Between 1979 and 1985, Greene used Essence, a fashion magazine for African-American women, as a platform for publication of work about the African diaspora. While at the Institute for Research in African-American Studies (IRAAS) at Columbia University between 2001 and 2004, she was managing editor of the Malcolm X Project, as well as managing editor of Souls, an African-American studies journal.

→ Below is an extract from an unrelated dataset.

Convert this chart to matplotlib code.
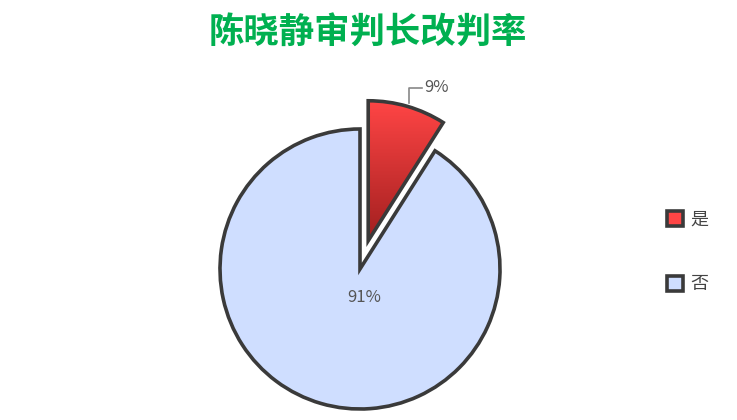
"""Pie chart of the reversal rate (改判率) for one presiding judge."""

import matplotlib
matplotlib.use("Agg")
import matplotlib.pyplot as plt
import numpy as np
from matplotlib.colors import LinearSegmentedColormap
from matplotlib.patches import Patch

plt.rcParams["font.family"] = ["Noto Sans CJK SC", "DejaVu Sans"]

title = "陈晓静审判长改判率"
categories = ["是", "否"]
values = [9, 91]
pct_labels = ["9%", "91%"]

edge = "#3a3a3a"
blue = "#cfdeff"
red_top, red_bottom = "#ff4545", "#a11f1f"

fig = plt.figure(figsize=(7.37, 4.2), dpi=100)
ax = fig.add_axes([0, 0, 1, 1])

center = (360, 151)
radius = 140
# explode offset is in data units here, so scale it by the radius
wedges, _ = ax.pie(
    values,
    startangle=90,
    counterclock=False,
    explode=[0.21 * radius, 0],
    center=center,
    radius=radius,
    colors=[red_top, blue],
    wedgeprops=dict(edgecolor=edge, linewidth=2.6, joinstyle="miter"),
    frame=True,
)
ax.set_xlim(0, 737)
ax.set_ylim(0, 420)
ax.axis("off")

# vertical red gradient clipped to the exploded slice
red = wedges[0]
verts = red.get_path().vertices
x0, x1 = verts[:, 0].min(), verts[:, 0].max()
y0, y1 = verts[:, 1].min(), verts[:, 1].max()
cmap = LinearSegmentedColormap.from_list("redgrad", [red_bottom, red_top])
grad = np.linspace(0, 1, 256).reshape(-1, 1)
img = ax.imshow(grad, cmap=cmap, extent=(x0, x1, y0, y1), origin="lower",
                aspect="auto", zorder=0.9)
img.set_clip_path(red)
red.set_facecolor("none")

# percentage labels
for w, lab in zip(wedges, pct_labels):
    mid = np.deg2rad((w.theta1 + w.theta2) / 2)
    cx, cy = w.center
    if lab == "9%":
        ex, ey = cx + w.r * np.cos(mid), cy + w.r * np.sin(mid)
        ax.plot([ex + 2, ex + 2, ex + 15], [ey + 3, ey + 18, ey + 18],
                color="#888888", lw=1.2, zorder=3)
        ax.text(ex + 17, ey + 19, lab, ha="left", va="center",
                fontsize=12, color="#555555")
    else:
        ax.text(cx + 4, cy - 29, lab, ha="center", va="center",
                fontsize=12, color="#555555")

ax.text(368, 387, title, ha="center", va="center", fontsize=25.5,
        fontweight="bold", color="#00b050")

handles = [Patch(facecolor=red_top, edgecolor=edge, linewidth=2.6),
           Patch(facecolor=blue, edgecolor=edge, linewidth=2.6)]
ax.legend(handles, categories, loc="center left", bbox_to_anchor=(0.883, 0.4),
          frameon=False, handlelength=0.9, handleheight=0.9, handletextpad=0.4,
          labelspacing=2.6, fontsize=13, labelcolor="#444444")

fig.savefig("out.png", dpi=100)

At IRAAS, she collaborated with Manning Marable in developing and conducting oral history interviews with associates of Malcolm X. Greene was a curatorial and research consultant for the 2005 exhibition Malcolm X: A Search for Truth at The New York Public Library's Schomburg Center for Research in Black Culture.

==Selected publications==
- Tight Little Island: Chicago's West Woodlawn Neighborhood, 1900-1950, in the Words of Its Inhabitants. Robert L. Polk, Executive Editor. Cheryll Y. Greene, Editorial Designer and Editor. CNG Editions, 2008.
- "Writing the World" by Cheryll Y. Greene. Essence magazine: Volume 28, Issue 12 (April 1998).
- Malcolm X: Make It Plain. Text by William Strickland with the Malcolm X Documentary Production Team. Oral histories selected and edited by Cheryll Y. Greene. Viking, 1994.
- Voices From the Battlefront: Achieving Cultural Equity. Edited by Marta Moreno Vega and Cheryll Y. Greene. Africa World Press, 1993.
- "Women Talk: A Conversation with June Jordan and Angela Davis" by Cheryll Y. Greene. Essence magazine: Volume 21, Issue 1 (May 1990).
- "Word from a Sister in Exile" by Cheryll Y. Greene. Essence magazine: Volume 18, Issue 10 (February 1988).
- "Angela Davis: Talking Tough" by Cheryll Y. Greene. Essence magazine: Volume 17, Issue 4 (August 1986).